Vince Vaughn plays Peter La Fleur, owner of Average Joe's gym. La Fleur is a nice guy, but a terrible businessman. When he's given a very short time in which to come up with a very large sum of money it looks like Average Joe's is about to close. Which is good news for White Goodman (Ben Stiller), the narcissistic, dense, mean owner of Globo-Gym (slogan: "We're better than you, and we know it").
There may, however, be a way to raise the money and save Average Joe's. Yep, you guessed it. Dodgeball. There's a big tournament about to happen, and the prize money is just the exact amount that La Fleur needs to save the gym.

Written and directed by Rawson Marshall Thurber, who would score another big comedy hit almost ten years later with We're The Millers, this is very much a love or hate movie, and I love it. In fact, it's one of those movies that I love so much that I just hope many of my friends also love it, otherwise I start to question their taste, and then question the basis of our friendship, and then question by questioning manner, and then just collapse into a heap of paranoia and low self-esteem.

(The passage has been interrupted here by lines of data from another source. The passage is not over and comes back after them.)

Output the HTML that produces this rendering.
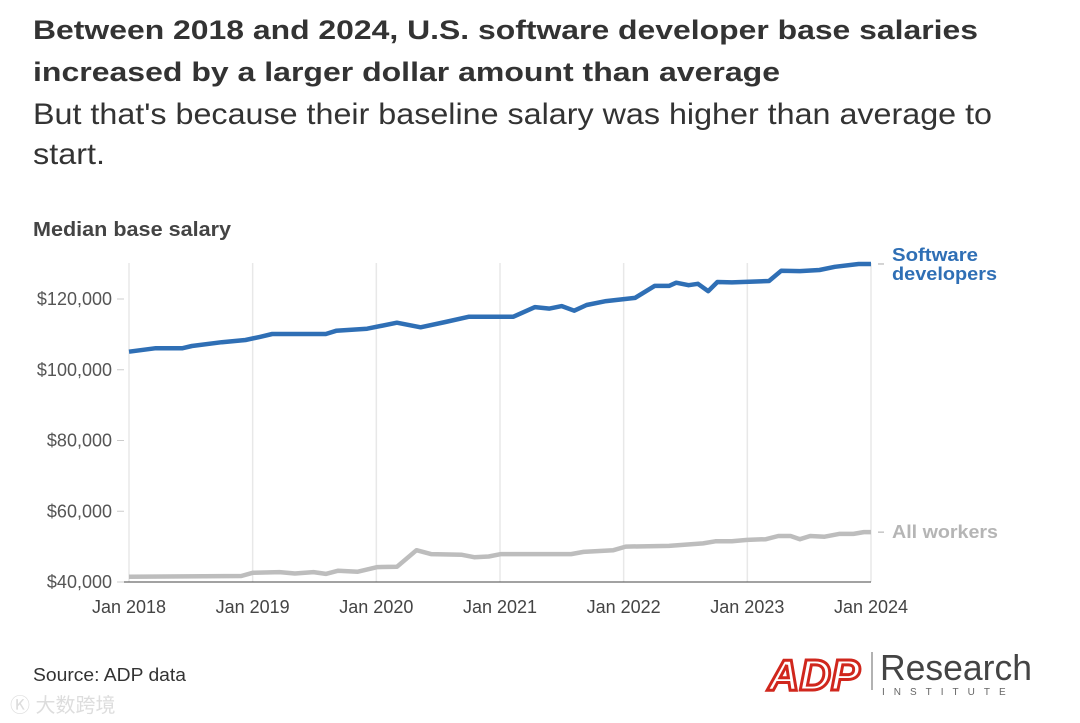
<!DOCTYPE html>
<html><head><meta charset="utf-8"><style>
html,body{margin:0;padding:0;background:#fff;}
svg{display:block;font-family:"Liberation Sans","Noto Sans CJK SC",sans-serif;}
</style></head><body>
<svg id="chart" width="1080" height="723" viewBox="0 0 1080 723">
<text x="33" y="39" font-size="27" font-weight="bold" fill="#333" textLength="945" lengthAdjust="spacingAndGlyphs">Between 2018 and 2024, U.S. software developer base salaries</text>
<text x="33" y="81" font-size="27" font-weight="bold" fill="#333" textLength="747" lengthAdjust="spacingAndGlyphs">increased by a larger dollar amount than average</text>
<text x="33" y="124" font-size="30" fill="#333" textLength="959" lengthAdjust="spacingAndGlyphs">But that's because their baseline salary was higher than average to</text>
<text x="33" y="164" font-size="30" fill="#333" textLength="72" lengthAdjust="spacingAndGlyphs">start.</text>
<text x="33" y="236" font-size="20" font-weight="bold" fill="#444" textLength="198" lengthAdjust="spacingAndGlyphs">Median base salary</text>
<g id="grid"></g>
<g id="axes"></g>
<g id="series"></g>
<text x="33" y="681" font-size="18" fill="#333" textLength="153" lengthAdjust="spacingAndGlyphs">Source: ADP data</text>
<g>
<text x="768" y="690" font-size="44" font-weight="bold" font-style="italic" fill="#fff" stroke="#d0271d" stroke-width="3" textLength="92" lengthAdjust="spacingAndGlyphs">ADP</text>
<line x1="872" y1="652" x2="872" y2="690" stroke="#666" stroke-width="1"/>
<text x="880" y="680" font-size="36" fill="#444" textLength="152" lengthAdjust="spacingAndGlyphs">Research</text>
<text x="882" y="695" font-size="10" fill="#666" letter-spacing="9">INSTITUTE</text>
</g>
<text x="10" y="712" font-size="20" fill="#ddd">Ⓚ 大数跨境</text>
</svg>
<script>
const xTickLabels = ["Jan 2018","Jan 2019","Jan 2020","Jan 2021","Jan 2022","Jan 2023","Jan 2024"];
const yTicks = [40000,60000,80000,100000,120000];
const devMonths = [0,2.6,5.2,6.1,9.0,11.3,12.7,13.9,19.1,20.1,23.1,26.0,28.3,30.7,33.0,37.3,39.4,40.8,42.0,43.2,44.4,46.3,49.1,51.0,52.4,53.1,54.3,55.2,56.2,57.1,58.5,62.1,63.3,65.1,67.0,68.5,70.8,72];
const devValues = [105100,106100,106100,106700,107800,108400,109300,110100,110100,111000,111600,113300,112000,113500,115000,115000,117700,117300,118000,116700,118300,119400,120300,123700,123700,124600,123900,124300,122200,124800,124700,125100,128000,127900,128200,129100,129900,129900];
const allMonths = [0,10.9,12.0,14.6,16.1,17.9,19.1,20.3,22.2,24.1,26.0,27.9,29.3,32.3,33.5,34.9,36.1,42.9,44.1,47.0,48.2,52.4,55.7,56.9,58.5,60.0,61.8,63.0,64.2,65.1,66.1,67.5,68.9,70.3,71.3,72];
const allValues = [41500,41700,42600,42800,42400,42800,42300,43200,42900,44200,44300,49000,47900,47700,47000,47200,47900,47900,48500,49000,50000,50200,50900,51500,51500,51900,52100,53000,53000,52100,53000,52800,53600,53600,54100,54100];

const NS="http://www.w3.org/2000/svg";
const X0=129,X1=871,Y0=582,Y1=299;
const xs=m=>X0+(X1-X0)*m/72;
const ys=v=>Y0-(Y0-Y1)*(v-40000)/80000;
function mk(tag,attrs,parent,txt){const e=document.createElementNS(NS,tag);for(const k in attrs)e.setAttribute(k,attrs[k]);if(txt!=null)e.textContent=txt;parent.appendChild(e);return e;}
const grid=document.getElementById('grid'),axes=document.getElementById('axes'),series=document.getElementById('series');
xTickLabels.forEach((l,i)=>{
  const x=xs(i*12);
  const g=mk('line',{x1:x,x2:x,y1:263,y2:Y0,stroke:'#e8e8e8','stroke-width':1.5},grid);
  
  
  const t=mk('text',{x:x,y:613,'font-size':18,fill:'#444','text-anchor':'middle'},axes,l);
  
  
});
yTicks.forEach(v=>{
  const y=ys(v);
  const tk=mk('line',{x1:117,x2:124,y1:y,y2:y,stroke:'#ccc','stroke-width':1},axes);
  
  
  const t=mk('text',{x:112,y:y+6,'font-size':18,fill:'#555','text-anchor':'end'},axes,'$'+v.toLocaleString('en-US'));
  
  
});
const base=mk('line',{x1:124,x2:X1,y1:Y0,y2:Y0,stroke:'#444','stroke-width':1},axes);


function line(ms,vs,color,name){
  const d=ms.map((m,i)=>(i?'L':'M')+xs(m).toFixed(1)+','+ys(vs[i]).toFixed(1)).join('');
  const p=mk('path',{d:d,fill:'none',stroke:color,'stroke-width':4.5,'stroke-linejoin':'round'},series);
  
  
}
line(allMonths,allValues,'#bdbdbd','all-workers-line');
line(devMonths,devValues,'#2f6fb5','software-developers-line');
const ld=ys(devValues[devValues.length-1]), la=ys(allValues[allValues.length-1]);
mk('line',{x1:878,x2:884,y1:ld,y2:ld,stroke:'#aaa'},series);
mk('line',{x1:878,x2:884,y1:la,y2:la,stroke:'#aaa'},series);
const l1=mk('text',{x:892,y:ld-3,'font-size':18,'font-weight':'bold',fill:'#2f6fb5'},series);


mk('tspan',{x:892,textLength:86,lengthAdjust:'spacingAndGlyphs'},l1,'Software');
mk('tspan',{x:892,dy:19,textLength:105,lengthAdjust:'spacingAndGlyphs'},l1,'developers');
const l2=mk('text',{x:892,y:la+6,'font-size':18,'font-weight':'bold',fill:'#b5b5b5',textLength:106,lengthAdjust:'spacingAndGlyphs'},series,'All workers');


</script>
</body></html>
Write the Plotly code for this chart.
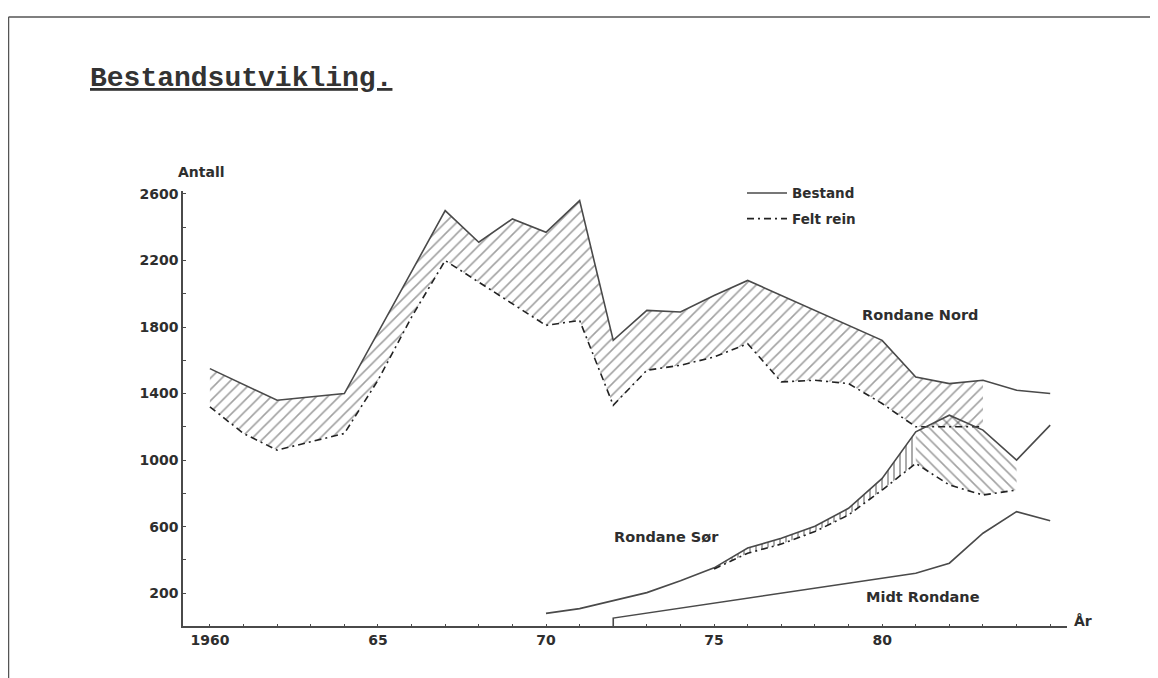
import plotly.graph_objects as go

# the page adds an 8px body margin; the figure is drawn 8px in from the top-left
OFF = 8
W, H = 1158 - OFF, 678 - OFF

# ---------------- data ----------------
nord_bestand_years = [1960, 1962, 1964, 1967, 1968, 1969, 1970, 1971, 1972, 1973,
                      1974, 1975, 1976, 1980, 1981, 1982, 1983, 1984, 1985]
nord_bestand = [1550, 1360, 1400, 2500, 2310, 2450, 2370, 2560, 1720, 1900,
                1890, 1990, 2080, 1720, 1500, 1460, 1480, 1420, 1400]

nord_felt_years = [1960, 1961, 1962, 1963, 1964, 1965, 1966, 1967, 1968, 1969,
                   1970, 1971, 1972, 1973, 1974, 1975, 1976, 1977, 1978, 1979,
                   1980, 1981, 1982, 1983]
nord_felt = [1320, 1160, 1060, 1110, 1160, 1480, 1860, 2200, 2070, 1940,
             1810, 1840, 1330, 1540, 1570, 1620, 1700, 1470, 1480, 1460,
             1340, 1200, 1200, 1200]

sor_bestand_years = [1970, 1971, 1972, 1973, 1974, 1975, 1976, 1977, 1978, 1979,
                     1980, 1981, 1982, 1983, 1984, 1985]
sor_bestand = [78, 107, 155, 203, 274, 352, 471, 530, 602, 710,
               890, 1170, 1270, 1180, 1000, 1210]

sor_felt_years = [1975, 1976, 1977, 1978, 1979, 1980, 1981, 1982, 1983, 1984]
sor_felt = [345, 440, 495, 570, 670, 820, 980, 850, 790, 820]

midt_bestand_years = [1972, 1972, 1981, 1982, 1983, 1984, 1985]
midt_bestand = [0, 50, 320, 380, 560, 690, 635]

x_tick_years = list(range(1960, 1986))
x_tick_labels = {1960: "1960", 1965: "65", 1970: "70", 1975: "75", 1980: "80"}
y_tick_values = list(range(200, 2601, 200))
y_tick_labels = {200: "200", 600: "600", 1000: "1000", 1400: "1400",
                 1800: "1800", 2200: "2200", 2600: "2600"}

# ---------------- helpers (screen pixel -> paper) ----------------
def px(x):
    return (x - OFF) / W

def py(y):
    return 1 - (y - OFF) / H

LINE = "#4a4a4a"
TXT = "#2e2e2e"
FONT = "DejaVu Sans"
DASH = "7px,4px,2px,4px"

def band(top_years, top_vals, bot_years, bot_vals, lo, hi):
    tx = [x for x in top_years if lo <= x <= hi]
    ty = [v for x, v in zip(top_years, top_vals) if lo <= x <= hi]
    bx = [x for x in bot_years if lo <= x <= hi]
    by = [v for x, v in zip(bot_years, bot_vals) if lo <= x <= hi]
    return tx + bx[::-1] + [tx[0]], ty + by[::-1] + [ty[0]]

fig = go.Figure()

def hatch(xs, ys, shape, size, solidity):
    fig.add_trace(go.Scatter(x=xs, y=ys, mode="lines", fill="toself", line=dict(width=0),
                             fillcolor="rgba(0,0,0,0)",
                             fillpattern=dict(shape=shape, fgcolor="#444444",
                                              bgcolor="rgba(255,255,255,0)",
                                              size=size, solidity=solidity),
                             showlegend=False, hoverinfo="skip"))

xs, ys = band(nord_bestand_years, nord_bestand, nord_felt_years, nord_felt, 1960, 1983)
hatch(xs, ys, "/", 8, 0.2)
xs, ys = band(sor_bestand_years, sor_bestand, sor_felt_years, sor_felt, 1975, 1981)
hatch(xs, ys, "|", 6, 0.3)
xs, ys = band(sor_bestand_years, sor_bestand, sor_felt_years, sor_felt, 1981, 1984)
hatch(xs, ys, "\\", 8, 0.2)

# lines
fig.add_trace(go.Scatter(x=nord_bestand_years, y=nord_bestand, mode="lines", name="Bestand",
                         legendgroup="a", line=dict(color=LINE, width=1.6), showlegend=True))
fig.add_trace(go.Scatter(x=nord_felt_years, y=nord_felt, mode="lines", name="Felt rein",
                         legendgroup="b", line=dict(color="#222", width=1.6, dash=DASH),
                         showlegend=True))
fig.add_trace(go.Scatter(x=sor_bestand_years, y=sor_bestand, mode="lines",
                         line=dict(color=LINE, width=1.6), showlegend=False))
fig.add_trace(go.Scatter(x=sor_felt_years, y=sor_felt, mode="lines",
                         line=dict(color="#222", width=1.6, dash=DASH), showlegend=False))
fig.add_trace(go.Scatter(x=midt_bestand_years, y=midt_bestand, mode="lines",
                         line=dict(color=LINE, width=1.6), showlegend=False))

tickfont = dict(family=FONT, size=14, color=TXT, weight="bold")

fig.update_layout(
    width=W, height=H,
    margin=dict(l=0, r=0, t=0, b=0),
    paper_bgcolor="white", plot_bgcolor="white",
    xaxis=dict(domain=[px(183), px(1067)], range=[1959.2, 1985.5],
               showgrid=False, zeroline=False, showline=True, linecolor=LINE, linewidth=1.6,
               tickmode="array", tickvals=x_tick_years,
               ticktext=[x_tick_labels.get(v, "") for v in x_tick_years],
               ticks="inside", ticklen=3, tickcolor=LINE, tickfont=tickfont),
    yaxis=dict(domain=[py(626), py(187)], range=[0, 2620],
               showgrid=False, zeroline=False, showline=True, linecolor=LINE, linewidth=1.6,
               tickmode="array", tickvals=y_tick_values,
               ticktext=[y_tick_labels.get(v, "") for v in y_tick_values],
               ticks="inside", ticklen=3, tickcolor=LINE, tickfont=tickfont),
    legend=dict(x=px(742), y=py(174), xanchor="left", yanchor="top",
                bgcolor="rgba(255,255,255,0)", borderwidth=0,
                font=dict(family=FONT, size=13.5, color=TXT, weight="bold"),
                itemwidth=40, tracegroupgap=5),
    showlegend=True,
)

def label(text, x, y, size=14.5, anchor="left"):
    fig.add_annotation(x=px(x), y=py(y), xref="paper", yref="paper", text=text,
                       showarrow=False, xanchor=anchor, yanchor="middle",
                       font=dict(family=FONT, size=size, color=TXT, weight="bold"))

label("Antall", 176, 168, size=14)
label("Rondane Nord", 860, 312)
label("Rondane Sør", 612, 536)
label("Midt Rondane", 864, 596)
label("År", 1072, 621, size=14)

fig.add_annotation(x=px(88), y=py(74), xref="paper", yref="paper",
                   text="Bestandsutvikling.", showarrow=False, xanchor="left", yanchor="middle",
                   font=dict(family="Liberation Mono", size=28, color="#333", weight="bold",
                             lineposition="under"))

# page frame
fig.add_shape(type="line", xref="paper", yref="paper", x0=px(8.5), x1=px(8.5), y0=0, y1=py(12),
              line=dict(color="#555", width=1.5))
fig.add_shape(type="line", xref="paper", yref="paper", x0=px(8.5), x1=1, y0=py(12), y1=py(12),
              line=dict(color="#555", width=1.5))

fig.write_html("out.html")
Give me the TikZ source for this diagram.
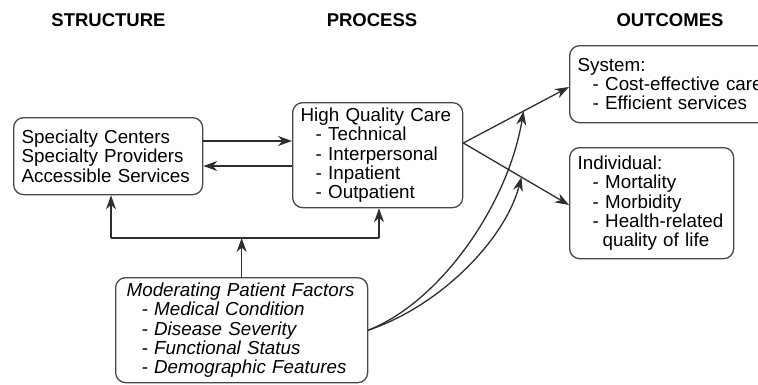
\documentclass[tikz,border=0pt]{standalone}
\usepackage{fontspec}
\setmainfont{Liberation Sans}
\usetikzlibrary{arrows.meta,calc}
\begin{document}
\begin{tikzpicture}[x=1pt,y=-1pt,
  line width=1.3pt,
  every node/.style={text=black},
  box/.style={draw=black!72, rounded corners=10pt, anchor=north west, align=left,
    inner xsep=8pt, inner ysep=0pt,
    font=\fontsize{18.8}{19.2}\selectfont},
  head/.style={font=\bfseries\fontsize{18.5}{20}\selectfont, inner sep=0pt},
  conn/.style={draw=black!82, -{Stealth[length=14pt,width=10pt,inset=4.5pt]}},
  plain/.style={draw=black!82}]
\useasboundingbox (0,0) rectangle (758,384);
\clip (0,0) rectangle (758,384);
\fill[white] (0,0) rectangle (758,384);
% headings
\node[head] (hs) at (108.5,20) {STRUCTURE};
\node[head] (hp) at (372,20) {PROCESS};
\node[head] (ho) at (670,20) {OUTCOMES};
% boxes
\node[box, minimum width=189pt, minimum height=77pt, text width=173pt] (S) at (13,117)
  {Specialty Centers\\Specialty Providers\\Accessible Services};
\node[box, minimum width=170pt, minimum height=105pt, text width=154pt] (P) at (292,102)
  {High Quality Care\\\hspace*{15pt}- Technical\\\hspace*{15pt}- Interpersonal\\\hspace*{15pt}- Inpatient\\\hspace*{15pt}- Outpatient};
\node[box, inner xsep=11pt, minimum width=252pt, minimum height=105pt, text width=230pt,
  font=\itshape\fontsize{18.8}{19.2}\selectfont] (M) at (115,277)
  {Moderating Patient Factors\\\hspace*{15pt}- Medical Condition\\\hspace*{15pt}- Disease Severity\\\hspace*{15pt}- Functional Status\\\hspace*{15pt}- Demographic Features};
\node[box, minimum width=221pt, minimum height=77pt, text width=205pt] (Sys) at (569,45)
  {System:\\\hspace*{15pt}- Cost-effective care\\\hspace*{15pt}- Efficient services};
\node[box, minimum width=164pt, minimum height=111pt, text width=148pt] (Ind) at (569,147)
  {Individual:\\\hspace*{15pt}- Mortality\\\hspace*{15pt}- Morbidity\\\hspace*{15pt}- Health-related\\\hspace*{25pt}quality of life};
% structure <-> process
\draw[conn] (S.east |- 0,141) -- (P.west |- 0,141);
\draw[conn] (P.west |- 0,166) -- (S.east |- 0,166);
% moderating factors to structure and process
\coordinate (jl) at (111,238);
\coordinate (jr) at (379,238);
\draw[plain] (jl) -- (jr);
\draw[conn] (jl) -- (jl |- S.south);
\draw[conn] (jr) -- (jr |- P.south);
\draw[conn] (M.north) -- (M.north |- jl);
% process to outcomes
\coordinate (po) at (P.east |- 0,143);
\coordinate (ts) at (Sys.west |- 0,87);
\coordinate (ti) at (Ind.west |- 0,205);
\draw[conn] (po) -- (ts);
\draw[conn] (po) -- (ti);
% moderating factors to outcome arrows
\coordinate (ms) at ($(po)!0.57!(ts)$);
\coordinate (mi) at ($(po)!0.55!(ti)$);
\draw[conn] (M.east) .. controls (440,302) and (508,205) .. (ms);
\draw[conn] (M.east) .. controls (440,306) and (505,240) .. (mi);
\end{tikzpicture}
\end{document}
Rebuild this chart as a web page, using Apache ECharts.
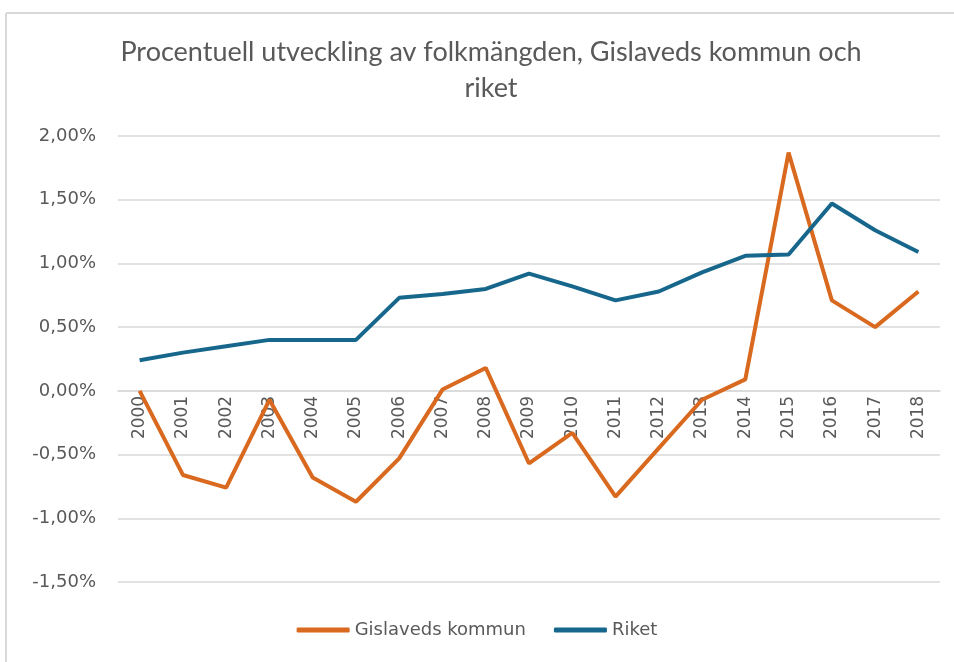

Vaughn is a fast-talking average Joe (almost literally, in this case), Stiller is the angry idiot, Justin Long is a good-hearted klutz, Stephen Root is someone who builds and builds up his anger until he explodes, Joel David Moore is a socially awkward bundle of nerves and, well, I guess you get the picture. What I'm emphasising here with my description of each character is that this is not a film to watch if you do not like any of these actors doing their usual stuff. Christine Taylor is very good as the attractive young woman who La Fleur takes a shine to, Rip Torn is hilarious as a violent dodgeball coach, and there are great cameos from the likes of David Hasslehoff, William Shatner, Hank Azaria, Lance Armstrong (although his cameo isn't as funny now as it once was) and even Chuck Norris. Gary Cole and Jason Bateman are to commentators with distinctly different styles, and Missi Pyle is the most dangerous woman in the world with a dodgeball.

Is it a modern comedy classic? Most people would probably say that it isn't, but Dodgeball has a better laugh-per-minute ratio than almost any other comedy I can think of since the turn of the 21st century. It's the perfect blend of clever and dumb, with an extra sprinkling of . . . . . . . . even more dumb, and I certainly rank it up there with many other comedy greats. It might not be perfect, but it comes close.

And the sequence that pops up during the end credits may not be big or clever, but it's yet another moment that makes me burst out laughing, ensuring that the smile stays on my face for some time after the movie has finished.